National Origin Discrimination: What You Need to Know
What Is National Origin Discrimination?
National origin discrimination is the unfavorable treatment of employees or applicants based on their national origin, be it a particular country or a more general part of the world. This includes treating someone unfavorably because of his or her ethnicity or accent. It also applies to treatment based on a person’s perceived national origin or ethnicity. For example, if an employer treats an employee negatively on the basis that the employer believes the employee to be Irish, then this would be a case of national origin discrimination, even if the employee is not in fact Irish. National origin discrimination can also extend to treating an employee or applicant unfavorably because of his or her association, such as by marriage, with persons or groups connected or perceived to be connected to a particular national origin. An employer’s own national origin has no bearing in cases of national origin discrimination. It is possible for an employer to be guilty of committing national origin discrimination against an employee even when both parties share the same national origin.
National Origin Discrimination and the Law
Title VII of the Civil Rights Act of 1964 protects employees and applicants against national origin discrimination in all aspects of employment. The Immigration Reform and Control Act of 1986 prohibits employment discrimination based on citizenship or immigration status. Together, these federal protections cover all cases involving employers with four or more employees.
Discriminatory Practices and Policies
Unfavorable treatment in an employment context involves actions related to hiring, promotions, termination, compensation, assignments, benefits and any other terms or conditions of employment. Examples include the following:
- Refusing to hire applicants based on their national origins
- Firing an employee because of his or her national origin
- Segregating employees by area or function based on their national origins
Even policies that are neutral on their face may be deemed discriminatory if they have the practical effect of placing persons of particular national origins at a disadvantage. For example, if a job has a minimum height requirement that disproportionately disqualifies persons of particular national origins, such a policy could be ruled discriminatory and therefore illegal unless the requirement could be proven to be relevant to essential job functions and work safety.
An “English-only rule” is an example of a facially neutral policy that, although applied universally to all employees, specifically disadvantages persons of particular national origins. Although court decisions have been split on this issue, the Equal Employment Opportunity Commission’s position is that employers may only require employees to use English when it can be proven necessary for the job. For example, such a rule may be permissible in an emergency environment where people must communicate in a common language in order for operations to proceed safely and efficiently. If such a rule is determined to be necessary, employers must notify employees about the rule and any consequences for violations. No disciplinary actions may be taken against employees over violations they committed prior to their receiving such notification. Language rules are almost never lawfully applicable to lunch and break periods.

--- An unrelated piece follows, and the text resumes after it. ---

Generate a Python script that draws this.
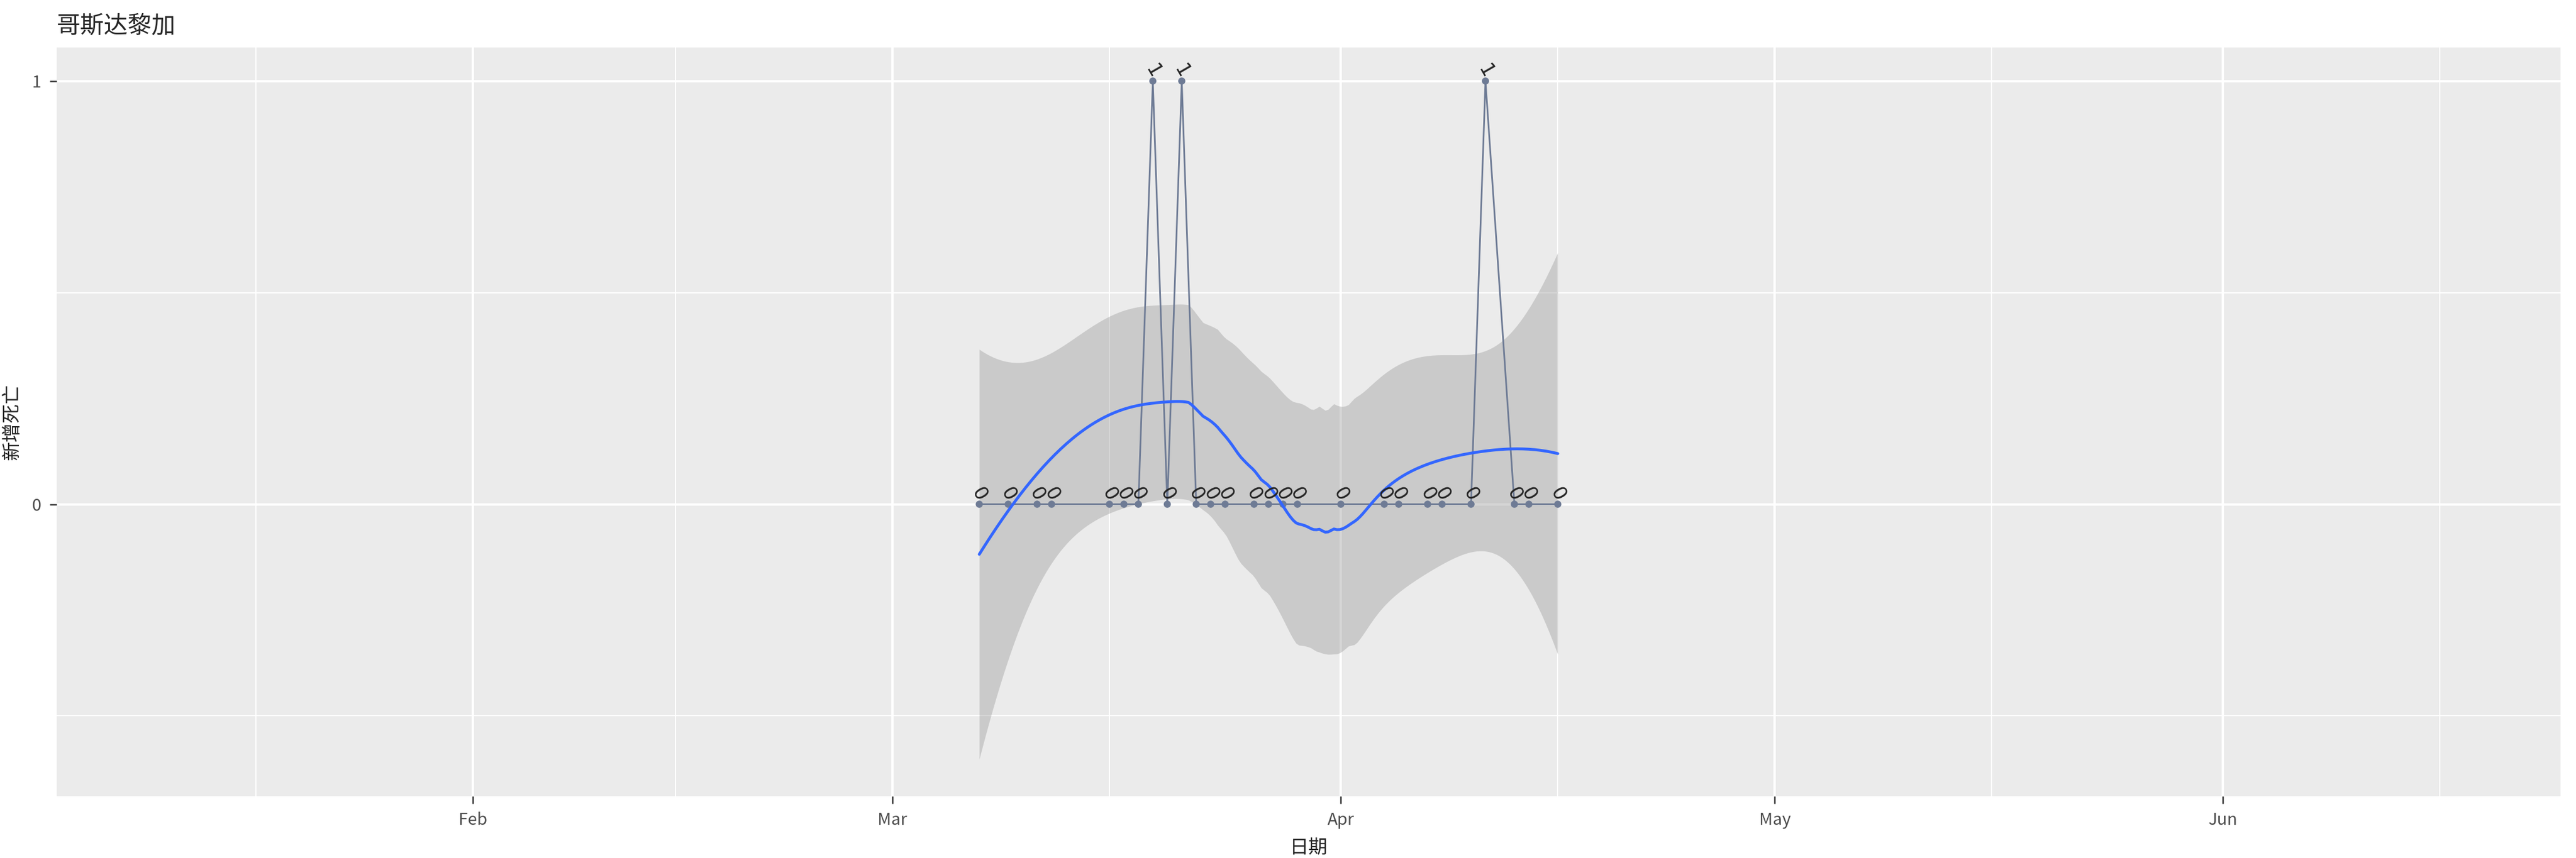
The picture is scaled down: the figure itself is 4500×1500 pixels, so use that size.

Discrimination can also take the form of workplace harassment, which includes derogatory remarks, ethnic slurs, mocking one’s accent, physical intimidation and the display of offensive symbols. This would be behavior that goes beyond simple teasing or offhand comments. The law prohibits activity or conduct that is frequent or severe and that contributes to a hostile or offensive work environment. Harassment is also illegal when it results in any adverse employment action or workplace retaliation against the victim. Harassment can come from a supervisor, a co-worker or a client or customer.
Discrimination Based on Citizenship
The Immigration Reform and Control Act of 1986 prohibits employers from discriminating against employees or applicants based on their citizenship or immigration status. Employers may not require citizenship as a condition of employment unless it is required by government contract. Although employers may condition a job offer on the applicant’s ability to prove their authorization to work in the United States, such a condition must be posed to all candidates equally. If an applicant has provided lawful documentation establishing his or her employment eligibility, an employer may not demand more or different documents.